Organisation of Thessaloniki Concert Hall
Thessaloniki Concert Hall
was created in order to satisfy the need of the city for a venue that could house not only artistic, but also various other activities.
The Thessaloniki Concert Hall was built along the coast of the city, near the Posidonio Athletic Center of Thessaloniki, in an area of 18.000 sq. m., which was donated from the Greek State. The architectural pre-studies were bequeathed to the Thessaloniki Friends of Music Society from the “sister” Athens Friends Music Society, whereas the construction of the venue was financed in its entirety by national funds from the Ministry of Culture and Sciences as well as from EU funds of the 2nd Community Support Framework. The total cost of the venue complex was 14.100.000.000 drachmas (41 million euros).
The purpose of the Thessaloniki Concert Hall construction was to provide a contemporary cultural and conference center of international standards with the capacity to host various events,including concerts, ballet, theatre and opera, cultural and art expositions and conferences.
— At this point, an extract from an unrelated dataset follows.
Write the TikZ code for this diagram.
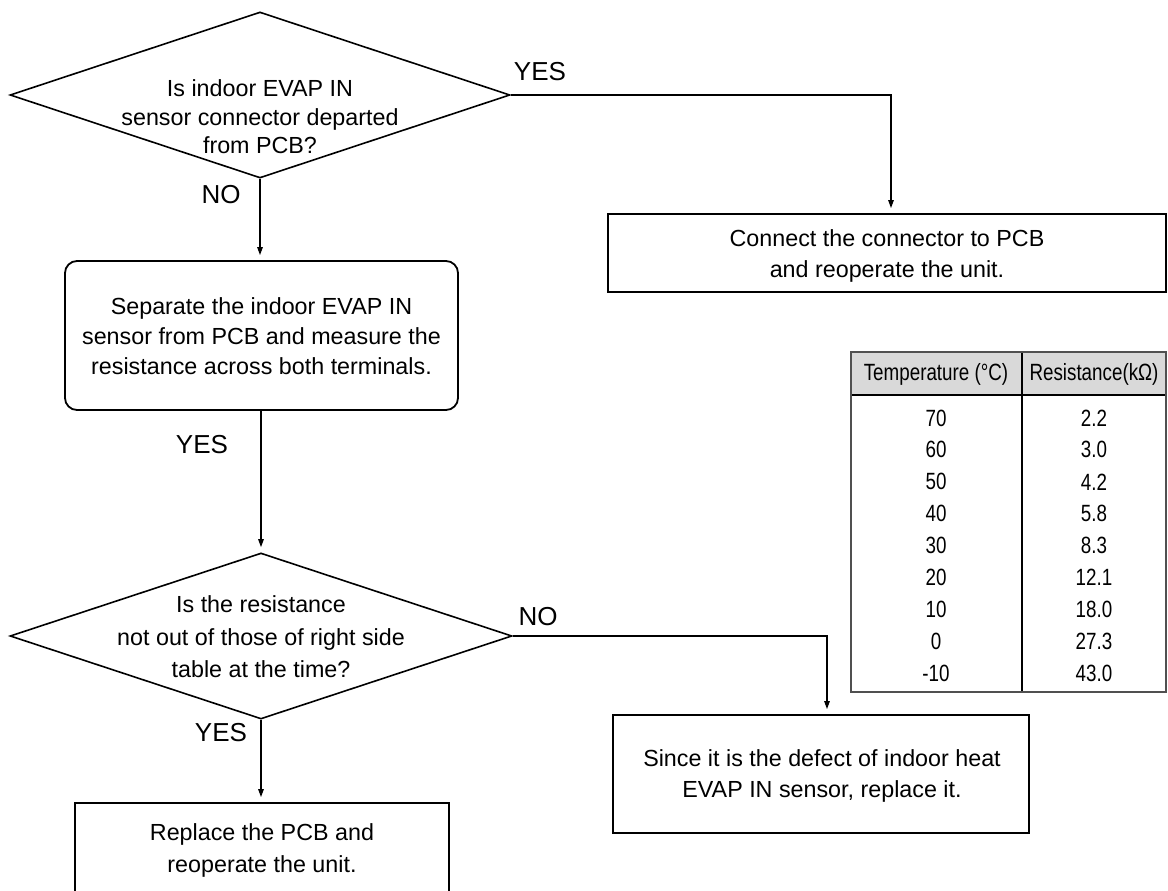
\documentclass[tikz,border=0pt]{standalone}
\usepackage{fontspec}
\setmainfont{Liberation Sans}
\newfontfamily\tabfont{Liberation Sans}[FakeStretch=0.8]
\usetikzlibrary{shapes.geometric,arrows.meta}

\definecolor{hdrgray}{HTML}{D9D9D9}
\definecolor{tabframe}{HTML}{505050}

\begin{document}
\begin{tikzpicture}[x=1pt,y=-1pt,
  body/.style={font=\fontsize{23.3}{31}\selectfont, align=center, inner sep=0pt},
  lbl/.style={font=\fontsize{26}{30}\selectfont, inner sep=0pt},
  dia/.style={draw, line width=1.6pt, diamond, inner sep=0pt},
  stepbox/.style={draw, line width=1.8pt, rectangle, inner sep=0pt},
  conn/.style={line width=1.2pt},
  arr/.style={line width=1.2pt, -{Triangle[length=8pt,width=5.5pt]}, shorten >=5pt},
  cell/.style={font=\tabfont\fontsize{23.5}{28}\selectfont, inner sep=0pt}
]
\useasboundingbox (0,0) rectangle (1168,891);
\clip (0,0) rectangle (1168,891);

% decision: connector departed?
\node[dia, minimum width=500pt, minimum height=166pt] (d1) at (260,95) {};
\node[body, font=\fontsize{23.3}{28.5}\selectfont] (d1t) at (260,117) {Is indoor EVAP IN\\sensor connector departed\\from PCB?};

% action: reconnect
\node[stepbox, minimum width=558pt, minimum height=78pt] (b1) at (887,253) {};
\node[body] (b1t) at (887,256) {Connect the connector to PCB\\and reoperate the unit.};

% action: measure resistance
\node[stepbox, rounded corners=12pt, minimum width=393pt, minimum height=149pt] (rb) at (261.5,335.5) {};
\node[body, font=\fontsize{23.3}{30}\selectfont] (rbt) at (261.5,336) {Separate the indoor EVAP IN\\sensor from PCB and measure the\\resistance across both terminals.};

% decision: resistance within table?
\node[dia, minimum width=502pt, minimum height=166pt] (d2) at (261,636) {};
\node[body, font=\fontsize{23.3}{32.5}\selectfont] (d2t) at (261,637) {Is the resistance\\not out of those of right side\\table at the time?};

% action: replace PCB
\node[stepbox, minimum width=374pt, minimum height=97pt] (b3) at (262,851.5) {};
\node[body, font=\fontsize{23.3}{32}\selectfont] (b3t) at (262,850) {Replace the PCB and\\reoperate the unit.};

% action: replace sensor
\node[stepbox, minimum width=416pt, minimum height=118pt] (b4) at (821,774) {};
\node[body] (b4t) at (822,776) {Since it is the defect of indoor heat\\EVAP IN sensor, replace it.};

% connectors
\draw[arr] (d1.east) -| ([xshift=4pt]b1.north);
\draw[arr] (d1.south) -- (d1.south |- rb.north);
\draw[arr] (d2.north |- rb.south) -- (d2.north);
\draw[arr] (d2.east) -| ([xshift=6pt]b4.north);
\draw[arr] (d2.south) -- (d2.south |- b3.north);

% branch labels
\node[lbl] (l1) at (540,72) {YES};
\node[lbl] (l2) at (221,195) {NO};
\node[lbl] (l3) at (202,445) {YES};
\node[lbl] (l4) at (538,617) {NO};
\node[lbl] (l5) at (221,733) {YES};

% thermistor table
\fill[hdrgray] (851,352) rectangle (1166,395);
\draw[line width=1.4pt] (851,395) -- (1166,395);
\draw[line width=1.3pt] (1022,352) -- (1022,692);
\draw[line width=2pt, draw=tabframe] (851,352) rectangle (1166,692);
\node[cell] (h1) at (936,374) {Temperature (°C)};
\node[cell] (h2) at (1094,374) {Resistance(kΩ)};
\foreach \tv/\rv [count=\i from 0] in {70/2.2,60/3.0,50/4.2,40/5.8,30/8.3,20/12.1,10/18.0,0/27.3,-10/43.0} {
  \pgfmathsetmacro{\ry}{418+31.9*\i}
  \node[cell] (t\i) at (936,\ry) {\tv};
  \node[cell] (r\i) at (1094,\ry) {\rv};
}
\end{tikzpicture}
\end{document}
It was thus designed as a building that would satisfy all the requirements for this purpose as well as becoming a landmark, a jewel for the city. Therefore, the Thessaloniki Concert Hall has all the characteristics that make it important: exceptional acoustics, a main hall of 1.400 seats
, a reception hall (foyer),
the rooms of the administrative and technical offices
, as well as all the necessary facilities for the support of the events
(dressing rooms, rehearsal studios, repositories for instruments etc.). Special provision exists for people with disabilities
, by means of appropriate seats and elevators. Moreover, the external appearance of the building has been entirely harmonized with the history of Thessaloniki, combining elements from its byzantine past as well as from its contemporary cosmopolitan role.
Designed by the renowned architect Arata Isozaki, M2 (building 2)
adorns the city with a unique construction that epitomizes the virtues of modern architecture. Geometrical lines, extended glass surfaces and elements of steel compose an image of imposing simplicity, that comes as an antithetic, yet equivalent complement to the neighboring M1. Filled with natural light and enjoying a superb view to the sea, M2’s foyer
is a vast space of sophisticated aesthetics that develops in three levels and adjoins all of the Hall’s important spaces. Equipped with cutting-edge technology and having an exceptional infrastructure, the Amphitheatron Hall
can seat 500, whereas the Flat Hall
, which can seat 300, can be subdivided by means of moveable partition to form three smaller rooms of 100 or two of 100 and 200 seats, thus able to host a wide range of events. Underneath the M2 building lies a two-level underground parking
lot of 11.800 square meters, offering seats to over 230 vehicles, in order to enable the organization and attendance of events and preserve the city’s urban environment. Consistent with its cultural role, the Thessaloniki Concert Hall is proud to house a Music Library
and a Museum of Musical Instruments
in its new building.
The Thessaloniki Concert Hall
was inaugurated on 2nd January 2000. Many officials attended the event, which was held with special dignity. Among them, the Prime Minister and the Ecumenical Patriarch Bartholomew. Following the blessing of the waters and the speeches of the officials a special concert took place. The first part of the program included traditional Greek music from several regions, music of other Balkan countries and Greek popular music, whereas in the second part the Thessaloniki State Symphony Orchestra appeared, conducted by Emir Saul. The orchestra played works by C. Saint-Saens, Manos Hadjidakis and Manolis Kalomiris,with Janis Vakarelis and Sonia Theodoridou as soloists. The next day, the Orchestra of Colours made an appearance, conducted by Miltos Logiadis. The Orchestra played works of C. W. Gluck, W. A. Mozart and Manos Hadjidakis, with Domna Evnouhidou as soloist.
Regular performances began in May 2000. The Thessaloniki Concert Hall is expected to decisively contribute to the cultural, social and economic development of the city. The possibility of presenting important cultural events, organizing and hosting great international conferences and expositions will transform Thessaloniki into a cultural and influential center in the wider region of Macedonia and the Balkans. And it will establish it as the reference point for all the culturally-aware people.